Packaging Corporation of America (PKG) is having a quiet Wednesday after getting hammered more than 5% the day before. The culprit? A research firm report suggesting box demand is heading south.
But here's where it gets interesting. The selloff might have run its course, because the shares just landed at a price level that's been remarkably reliable at stopping declines.
Let's talk about how stocks actually fall. It's simple supply and demand: when more people want to sell than buy, sellers start undercutting each other to attract whatever buyers are out there. That's your downtrend, plain and simple.
These downtrends don't last forever, though. They hit a wall when they reach support levels.
Support is where the math changes. It's a price point where buying interest gets serious enough to match or even outnumber the sellers. When that happens, sellers stop the race to the bottom because they don't have to anymore. The downtrend stalls or reverses.

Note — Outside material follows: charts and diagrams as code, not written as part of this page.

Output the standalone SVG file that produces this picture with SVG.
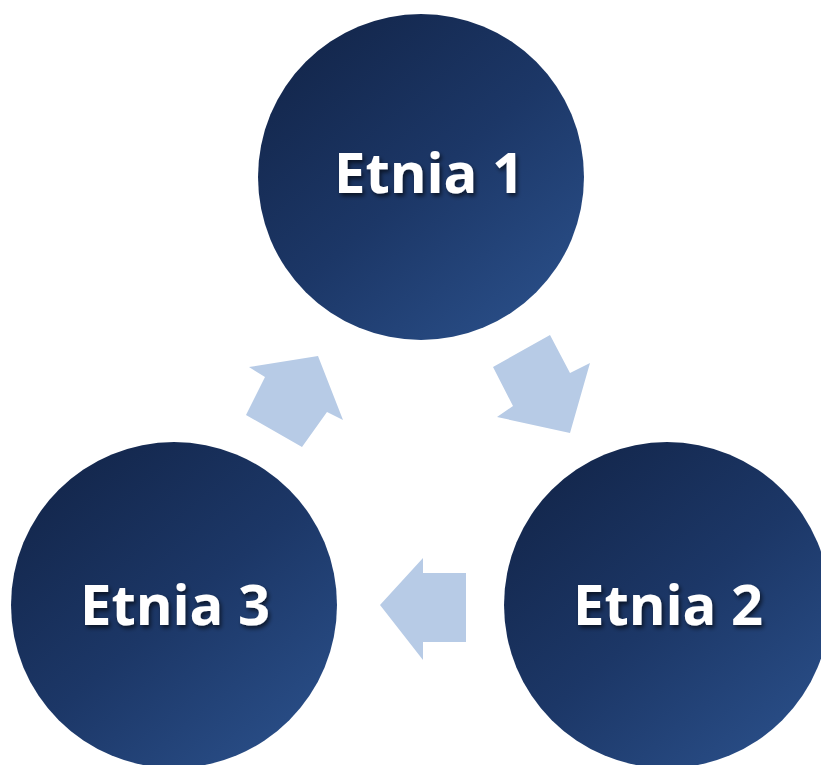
<svg xmlns="http://www.w3.org/2000/svg" width="821" height="765" viewBox="0 0 821 765">
  <defs>
    <linearGradient id="navy" x1="0.15" y1="0.05" x2="0.9" y2="0.95">
      <stop offset="0" stop-color="#13264b"/>
      <stop offset="0.5" stop-color="#1c3767"/>
      <stop offset="1" stop-color="#2a4f89"/>
    </linearGradient>
    <filter id="tshadow" x="-10%" y="-30%" width="130%" height="160%">
      <feDropShadow dx="2" dy="3" stdDeviation="2" flood-color="#000000" flood-opacity="0.6"/>
    </filter>
    <style>
      .node { fill: url(#navy); }
      .label { font-family: "Open Sans", "Noto Sans", "Liberation Sans", sans-serif; font-weight: bold; font-size: 56px; fill: #ffffff; text-anchor: middle; filter: url(#tshadow); }
      .arrow { fill: #b7cbe6; }
    </style>
  </defs>
  <rect width="821" height="765" fill="#ffffff"/>
  <g id="connectors">
    <polygon class="arrow" points="318,356 249,367 265,377 246,415 302,447 327,412 343,420"/>
    <polygon class="arrow" points="550,335 493,367 513,406 497,417 570,433 590,363 570,373"/>
    <polygon class="arrow" points="380,605 423,558 423,573 466,573 466,642 423,642 423,660"/>
  </g>
  <g id="etnia1">
    <circle class="node" cx="421" cy="177" r="163"/>
    <text class="label" x="429" y="193">Etnia 1</text>
  </g>
  <g id="etnia2">
    <circle class="node" cx="667" cy="605" r="163"/>
    <text class="label" x="668" y="625">Etnia 2</text>
  </g>
  <g id="etnia3">
    <circle class="node" cx="174" cy="605" r="163"/>
    <text class="label" x="175" y="625">Etnia 3</text>
  </g>
</svg>
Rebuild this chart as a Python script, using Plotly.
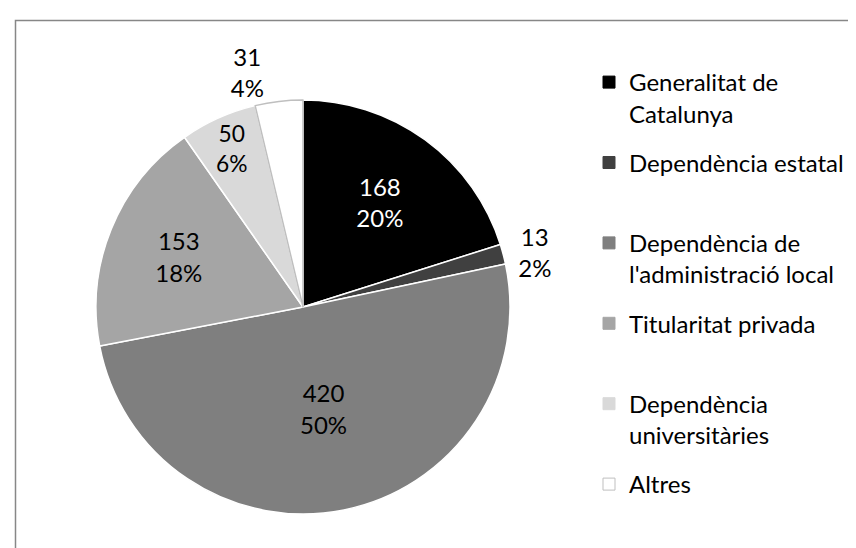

For Packaging Corp, that magic number sits around $192. Look at the pattern since August and you'll see something striking: every single time the stock has dropped to this level, it's bounced back and moved higher.
Why do stocks rally off support? Blame impatient traders. When buyers see a stock sitting at a known support level, they get nervous that someone else will swoop in and pay a higher price first. They know sellers will take the best offer available, so they start bidding up.
Other anxious buyers notice this happening and jump in too. Before you know it, you've got a bidding war on your hands, and the stock starts climbing.
That's exactly what happened the last three times Packaging Corp touched the $192 support zone. Traders who follow technical patterns are watching closely right now, wondering if we're about to see round four of the same playbook.
The stock's sitting right at that critical level again. Whether it bounces depends on whether enough buyers show up with the same conviction they've had the previous three times. Wednesday's quiet trading suggests everyone's waiting to see who blinks first.